_What is asked:_ Take the lines of the data below from the very first through the line containing "import plotly.graph_objects as go" and output them exactly, pictures excluded.

::::

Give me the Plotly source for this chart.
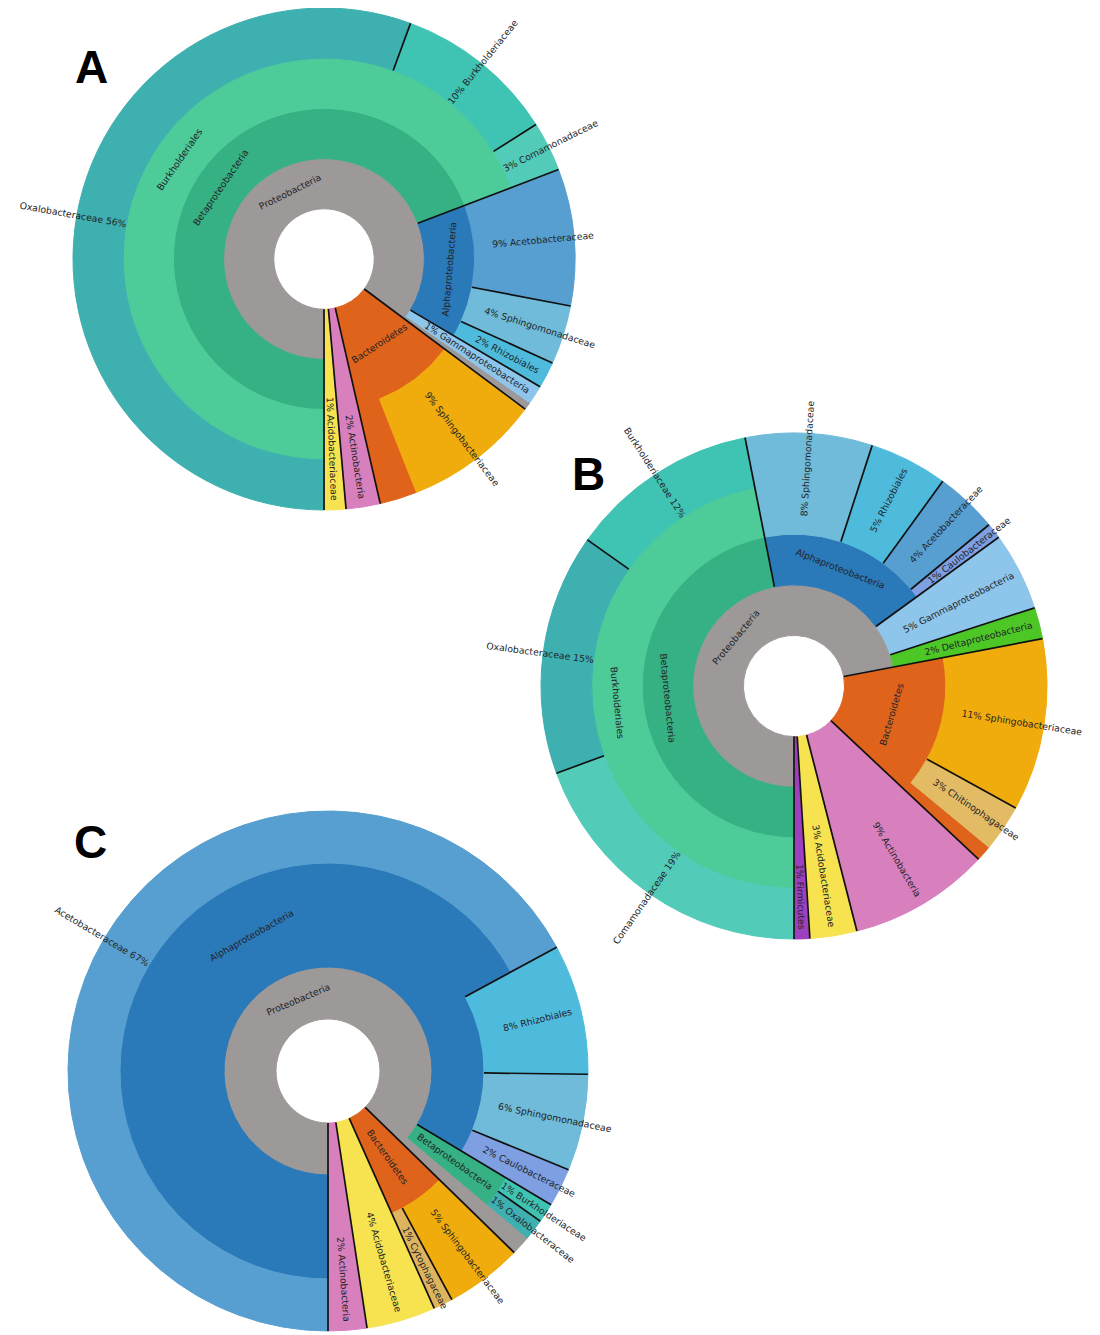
import math
import plotly.graph_objects as go

# ---------------- data ----------------
# Krona-style taxon paths for each sample, listed clockwise from 6 o'clock,
# with relative abundance (%).  "~" = rank collapsed into the parent's wedge;
# a path that ends on an inner taxon is that taxon's unassigned remainder.
a_taxa = [
    "Proteobacteria/Betaproteobacteria/Burkholderiales/Oxalobacteraceae",
    "Proteobacteria/Betaproteobacteria/Burkholderiales/Burkholderiaceae",
    "Proteobacteria/Betaproteobacteria/Burkholderiales/Comamonadaceae",
    "Proteobacteria/Alphaproteobacteria/Acetobacteraceae",
    "Proteobacteria/Alphaproteobacteria/Sphingomonadaceae",
    "Proteobacteria/Alphaproteobacteria/Rhizobiales",
    "Proteobacteria/Gammaproteobacteria",
    "Proteobacteria",
    "Bacteroidetes/~/Sphingobacteriaceae",
    "Bacteroidetes",
    "Actinobacteria",
    "Acidobacteriaceae",
]
a_values = [55.6, 10.4, 3.2, 8.8, 3.8, 1.7, 1.2, 0.5, 8.8, 2.4, 2.2, 1.4]

b_taxa = [
    "Proteobacteria/Betaproteobacteria/Burkholderiales/Comamonadaceae",
    "Proteobacteria/Betaproteobacteria/Burkholderiales/Oxalobacteraceae",
    "Proteobacteria/Betaproteobacteria/Burkholderiales/Burkholderiaceae",
    "Proteobacteria/Alphaproteobacteria/Sphingomonadaceae",
    "Proteobacteria/Alphaproteobacteria/Rhizobiales",
    "Proteobacteria/Alphaproteobacteria/Acetobacteraceae",
    "Proteobacteria/Alphaproteobacteria/Caulobacteraceae",
    "Proteobacteria/Gammaproteobacteria",
    "Proteobacteria/Deltaproteobacteria",
    "Bacteroidetes/~/Sphingobacteriaceae",
    "Bacteroidetes/~/Chitinophagaceae",
    "Bacteroidetes",
    "Actinobacteria",
    "Acidobacteriaceae",
    "Firmicutes",
]
b_values = [19.4, 15.4, 12.1, 8.1, 5.0, 4.0, 1.0, 5.0, 2.0, 11.0, 3.0, 1.0, 9.0, 3.0, 1.0]

c_taxa = [
    "Proteobacteria/Alphaproteobacteria/~/Acetobacteraceae",
    "Proteobacteria/Alphaproteobacteria/Rhizobiales",
    "Proteobacteria/Alphaproteobacteria/Sphingomonadaceae",
    "Proteobacteria/Alphaproteobacteria/Caulobacteraceae",
    "Proteobacteria/Betaproteobacteria/~/Burkholderiaceae",
    "Proteobacteria/Betaproteobacteria/~/Oxalobacteraceae",
    "Proteobacteria",
    "Bacteroidetes/~/Sphingobacteriaceae",
    "Bacteroidetes/~/Cytophagaceae",
    "Acidobacteriaceae",
    "Actinobacteria",
]
c_values = [67.1, 8.1, 6.0, 2.4, 1.2, 1.3, 1.2, 4.8, 1.2, 4.3, 2.4]

panel_letters = ["A", "B", "C"]

# ---------------- styles / layout ----------------
TAXON_COLORS = {
    "Proteobacteria": "#9d9999",
    "Betaproteobacteria": "#36b184",
    "Burkholderiales": "#4dcb98",
    "Oxalobacteraceae": "#3eb0b0",
    "Burkholderiaceae": "#3fc4b3",
    "Comamonadaceae": "#52cbb9",
    "Alphaproteobacteria": "#2a79b9",
    "Acetobacteraceae": "#579fd0",
    "Sphingomonadaceae": "#6fbbd9",
    "Rhizobiales": "#4ebbdc",
    "Caulobacteraceae": "#7e9fe2",
    "Gammaproteobacteria": "#8ec5ea",
    "Deltaproteobacteria": "#4cc726",
    "Bacteroidetes": "#e0631b",
    "Sphingobacteriaceae": "#f0ab0c",
    "Chitinophagaceae": "#e2bb64",
    "Cytophagaceae": "#deb45e",
    "Actinobacteria": "#d87fbd",
    "Acidobacteriaceae": "#f6e34f",
    "Firmicutes": "#9e3fc0",
}
FONT = "DejaVu Sans, Verdana, sans-serif"
LETTER_FONT = "Liberation Sans, Arial, sans-serif"
TEXT_COLOR = "#222428"
LABEL_SIZE = 9.3
MAXD = 4                  # deepest ring (family level)
W, H = 1100, 1335
OFF = 8                   # page margin of the browser around the plot div
# wheel centre x, centre y, outer radius (page pixels)
wheels = [(324, 259, 251), (794, 686, 253), (328, 1071, 260)]
letter_xy = [(91, 67), (588, 474), (90, 842)]


def to_paper(x, y):
    return (x - OFF) / W, 1 - (y - OFF) / H


def clamp(v):
    return min(1.0, max(0.0, v))


def polar(cx, cy, r, phi):
    """phi: degrees clockwise from 6 o'clock."""
    t = math.radians(phi)
    return to_paper(cx - r * math.sin(t), cy + r * math.cos(t))


def norm_angle(a):
    while a > 90:
        a -= 180
    while a <= -90:
        a += 180
    return a


def radial_angle(phi):
    t = math.radians(phi)
    return norm_angle(math.degrees(math.atan2(math.cos(t), -math.sin(t))))


def text_len(s, fs):
    w = 0.0
    for ch in s:
        if ch in "il":
            w += 0.28
        elif ch in "frtj":
            w += 0.39
        elif ch == " ":
            w += 0.32
        elif ch == "%":
            w += 0.95
        elif ch.isdigit():
            w += 0.64
        elif ch == "m":
            w += 0.97
        elif ch == "w":
            w += 0.82
        elif ch.isupper():
            w += 0.7
        else:
            w += 0.61
    return w * fs


def build(taxa, values):
    total = float(sum(values))
    inner = set()
    for t in taxa:
        parts = t.split("/")
        for k in range(1, len(parts)):
            inner.add("/".join(parts[:k]))
    ids, labels, parents, vals, cols = [], [], [], [], []
    index = {}

    def add(i, lab, par, col):
        index[i] = len(ids)
        ids.append(i); labels.append(lab); parents.append(par)
        vals.append(0.0); cols.append(col)

    add("root", "", "", "white")
    leaves = []
    span = {}
    cum = 0.0
    for t, v in zip(taxa, values):
        parts = t.split("/")
        for k in range(1, len(parts) + 1):
            key = "/".join(parts[:k])
            a0, a1 = span.get(key, (cum, cum))
            span[key] = (min(a0, cum), max(a1, cum + v))
            if key in index:
                continue
            name = parts[k - 1]
            par = "/".join(parts[:k - 1]) or "root"
            col = cols[index[par]] if name == "~" else TAXON_COLORS[name]
            add(key, "" if name == "~" else name, par, col)
        rest = t in inner
        if rest:                       # unassigned remainder of an inner taxon
            start = t + "/_"
            add(start, "", t, cols[index[t]])
            disp = parts + ["_"]
        else:
            start = t
            disp = parts
        node, depth = start, len(disp)
        while depth < MAXD:            # Krona wedges reach the outer edge
            child = node + "/_"
            add(child, "", node, cols[index[node]])
            node, depth = child, depth + 1
        vals[index[node]] = v
        leaves.append(dict(name=None if rest else parts[-1], v=v, c0=cum,
                           disp=disp, rest=rest))
        cum += v

    inner_nodes = []
    for key in inner:
        name = key.split("/")[-1]
        if name == "~":
            continue
        depth = len(key.split("/"))
        extra = 1 if (key + "/~") in index else 0
        a0, a1 = span[key]
        inner_nodes.append(dict(name=name, depth=depth, extra=extra,
                                c0=a0, c1=a1))

    # plotly lays siblings out counterclockwise: reverse to get Krona's clockwise order
    order = list(range(len(ids)))[::-1]
    pick = lambda arr: [arr[i] for i in order]
    return dict(ids=pick(ids), labels=pick(labels), parents=pick(parents),
                values=pick(vals), colors=pick(cols), total=total,
                leaves=leaves, inner=inner_nodes)


fig = go.Figure()
annotations, shapes = [], []
for taxa, values, (cx, cy, R) in zip([a_taxa, b_taxa, c_taxa],
                                     [a_values, b_values, c_values], wheels):
    d = build(taxa, values)
    total = d["total"]
    u = R / (MAXD + 1)
    x0, y1 = to_paper(cx - R, cy - R)
    x1, y0 = to_paper(cx + R, cy + R)
    fig.add_trace(go.Sunburst(
        ids=d["ids"], labels=d["labels"], parents=d["parents"], values=d["values"],
        branchvalues="remainder", sort=False, rotation=-90,
        domain=dict(x=[clamp(x0), clamp(x1)], y=[clamp(y0), clamp(y1)]),
        textinfo="none", leaf=dict(opacity=1),
        marker=dict(colors=d["colors"], line=dict(color=d["colors"], width=1)),
        hoverinfo="label+percent root"))

    # leaf labels: radial, percentage at the inner end
    for lf in d["leaves"]:
        if lf["name"] is None:
            continue
        phi = (lf["c0"] + lf["v"] / 2) / total * 360
        pct = f"{round(lf['v']):d}%"
        txt = f"{lf['name']} {pct}" if phi < 180 else f"{pct} {lf['name']}"
        L = text_len(txt, LABEL_SIZE)
        r_in = len(lf["disp"]) * u
        r_start = max(R - 8 - L, min(r_in + 18, 0.8 * R))
        px, py = polar(cx, cy, r_start + L / 2, phi)
        annotations.append(dict(x=px, y=py, xref="paper", yref="paper", text=txt,
                                textangle=radial_angle(phi), showarrow=False,
                                xanchor="center", yanchor="middle",
                                font=dict(family=FONT, size=LABEL_SIZE, color=TEXT_COLOR)))

    # labels of inner ranks: wide wedges tangential, narrow ones radial
    for nd in d["inner"]:
        phi = (nd["c0"] + nd["c1"]) / 2 / total * 360
        r_mid = (nd["depth"] + (1 + nd["extra"]) / 2) * u
        ang = radial_angle(phi)
        if (nd["c1"] - nd["c0"]) / total >= 0.08:
            ang = norm_angle(ang + 90)
        px, py = polar(cx, cy, r_mid, phi)
        annotations.append(dict(x=px, y=py, xref="paper", yref="paper", text=nd["name"],
                                textangle=ang, showarrow=False,
                                xanchor="center", yanchor="middle",
                                font=dict(family=FONT, size=LABEL_SIZE, color=TEXT_COLOR)))

    # dark separators between neighbouring wedges
    lv = d["leaves"]
    for i in range(len(lv)):
        a, b = lv[i - 1], lv[i]
        k = 1
        while k <= min(len(a["disp"]), len(b["disp"])) and a["disp"][k - 1] == b["disp"][k - 1]:
            k += 1
        if (a["rest"] and k == len(a["disp"])) or (b["rest"] and k == len(b["disp"])):
            continue
        phi = b["c0"] / total * 360
        xa, ya = polar(cx, cy, k * u, phi)
        xb, yb = polar(cx, cy, R, phi)
        shapes.append(dict(type="line", xref="paper", yref="paper",
                           x0=xa, y0=ya, x1=xb, y1=yb,
                           line=dict(color="#111111", width=1.7)))

for letter, (lx, ly) in zip(panel_letters, letter_xy):
    px, py = to_paper(lx, ly)
    annotations.append(dict(x=px, y=py, xref="paper", yref="paper", text=f"<b>{letter}</b>",
                            showarrow=False, xanchor="center", yanchor="middle",
                            font=dict(family=LETTER_FONT, size=46, color="black")))

fig.update_layout(width=W, height=H, autosize=False,
                  margin=dict(l=0, r=0, t=0, b=0),
                  paper_bgcolor="white", plot_bgcolor="white",
                  annotations=annotations, shapes=shapes,
                  showlegend=False)
fig.write_html("out.html")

::::

_Completed task:_
Give me the Plotly source for this chart.
import math
import plotly.graph_objects as go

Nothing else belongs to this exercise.